Here's the supposedly how it worked:
- I've run `make stop`, which stopped all the containers
- postgres-oms-statutory and postgres-oms-discounts both tried to write something to WAL simultaneously on shutdown (probably dumping to disk the data that wasn't on disk, but on memory instead), corrupting it
- other DBs weren't affected because they didn't use the postgres volume
- I've deployed everything and ran `make start`
- two DBs started to complain about WAL being corrupted (edited)
Author: serge1peshcoff
Date/time: 23rd August 2019
Result: wrong event deleted due to the bug in the events module
Summary:
Okay, so this was quite fun.
In events module, there is 'id' and 'url' fields. You can find the event either by ID (if it's numeric) or by URL. So, when you query the /events/:id - like endpoint, if the ID is numeric, it searches the event by ID and URL (since url can also be numeric), if not, it searches by url only.

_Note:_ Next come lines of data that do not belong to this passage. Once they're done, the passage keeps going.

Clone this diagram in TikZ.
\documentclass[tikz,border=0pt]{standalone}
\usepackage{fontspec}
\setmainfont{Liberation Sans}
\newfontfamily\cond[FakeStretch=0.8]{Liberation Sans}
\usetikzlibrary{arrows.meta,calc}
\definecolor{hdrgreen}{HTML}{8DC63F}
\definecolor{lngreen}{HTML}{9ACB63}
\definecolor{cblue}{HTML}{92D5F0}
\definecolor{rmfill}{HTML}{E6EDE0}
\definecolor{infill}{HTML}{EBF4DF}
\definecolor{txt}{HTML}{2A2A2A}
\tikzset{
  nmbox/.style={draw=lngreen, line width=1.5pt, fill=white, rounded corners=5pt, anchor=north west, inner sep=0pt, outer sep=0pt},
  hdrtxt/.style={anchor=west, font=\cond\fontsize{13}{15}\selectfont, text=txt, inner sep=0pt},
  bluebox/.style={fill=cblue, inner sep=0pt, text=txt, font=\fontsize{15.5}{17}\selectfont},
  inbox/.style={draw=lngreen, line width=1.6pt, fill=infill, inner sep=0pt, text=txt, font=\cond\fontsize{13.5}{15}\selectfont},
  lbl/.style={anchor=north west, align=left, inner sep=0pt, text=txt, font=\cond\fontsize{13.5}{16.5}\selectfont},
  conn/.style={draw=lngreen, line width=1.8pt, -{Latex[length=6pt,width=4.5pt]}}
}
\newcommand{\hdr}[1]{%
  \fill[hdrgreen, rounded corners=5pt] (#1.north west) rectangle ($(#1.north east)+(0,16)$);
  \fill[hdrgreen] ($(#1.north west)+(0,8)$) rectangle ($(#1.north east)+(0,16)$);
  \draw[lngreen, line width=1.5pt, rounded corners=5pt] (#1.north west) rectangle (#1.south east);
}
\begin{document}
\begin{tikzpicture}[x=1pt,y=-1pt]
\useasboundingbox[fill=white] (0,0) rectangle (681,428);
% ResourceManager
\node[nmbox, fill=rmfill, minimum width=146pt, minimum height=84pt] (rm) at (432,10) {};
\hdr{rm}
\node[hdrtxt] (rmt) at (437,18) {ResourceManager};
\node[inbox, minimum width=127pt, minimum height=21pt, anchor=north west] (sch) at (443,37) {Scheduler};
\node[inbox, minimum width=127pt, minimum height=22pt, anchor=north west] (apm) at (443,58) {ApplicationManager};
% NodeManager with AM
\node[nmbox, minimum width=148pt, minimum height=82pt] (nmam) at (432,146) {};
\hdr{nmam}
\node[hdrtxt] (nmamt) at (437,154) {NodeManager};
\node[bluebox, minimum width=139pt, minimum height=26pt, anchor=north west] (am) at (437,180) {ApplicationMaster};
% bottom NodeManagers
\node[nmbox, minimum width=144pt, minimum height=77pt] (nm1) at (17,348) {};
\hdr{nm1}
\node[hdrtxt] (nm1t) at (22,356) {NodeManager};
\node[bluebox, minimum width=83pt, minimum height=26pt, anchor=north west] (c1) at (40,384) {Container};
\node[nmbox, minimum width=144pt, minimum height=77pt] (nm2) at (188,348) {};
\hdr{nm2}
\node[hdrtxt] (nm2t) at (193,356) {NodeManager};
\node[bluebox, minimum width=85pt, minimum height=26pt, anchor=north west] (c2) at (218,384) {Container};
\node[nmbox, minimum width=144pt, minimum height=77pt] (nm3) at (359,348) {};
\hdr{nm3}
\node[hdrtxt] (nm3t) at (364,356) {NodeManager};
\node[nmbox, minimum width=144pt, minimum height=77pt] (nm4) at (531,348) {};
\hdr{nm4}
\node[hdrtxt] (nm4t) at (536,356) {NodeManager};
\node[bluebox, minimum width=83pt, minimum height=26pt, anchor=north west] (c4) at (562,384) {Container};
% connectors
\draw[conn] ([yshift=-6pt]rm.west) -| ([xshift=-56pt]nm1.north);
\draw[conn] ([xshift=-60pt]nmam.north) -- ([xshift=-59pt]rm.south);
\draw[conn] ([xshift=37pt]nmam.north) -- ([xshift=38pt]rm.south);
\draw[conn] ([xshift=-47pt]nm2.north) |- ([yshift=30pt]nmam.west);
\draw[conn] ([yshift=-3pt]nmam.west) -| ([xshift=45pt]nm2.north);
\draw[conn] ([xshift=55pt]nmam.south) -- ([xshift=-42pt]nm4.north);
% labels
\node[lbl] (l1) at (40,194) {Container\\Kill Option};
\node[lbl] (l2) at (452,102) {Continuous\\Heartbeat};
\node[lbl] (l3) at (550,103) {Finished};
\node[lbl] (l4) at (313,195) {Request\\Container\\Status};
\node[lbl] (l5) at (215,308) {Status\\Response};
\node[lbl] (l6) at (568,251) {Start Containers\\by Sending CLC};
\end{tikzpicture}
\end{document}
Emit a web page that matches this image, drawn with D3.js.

We had two of the following events:
id | url | name
----+----------------------------------------------------------------------------------------------------------+----------------------------------------------------------
44 | | NWM Chisinau: Welcome Back to Casa Mare
22 | 44 | RTC London - "London, mind the RTC!"
Someone smart set the event URL of RTC London to 44. That resulted in the funny bug:
1) when you go to the listing of the events, you click on the RTC London and then (the link to this event is /events/44) you are redirected to the NWM Chisinau page.
2) one girl managed to delete the wrong event (RTC London instead of NWM Chisinau).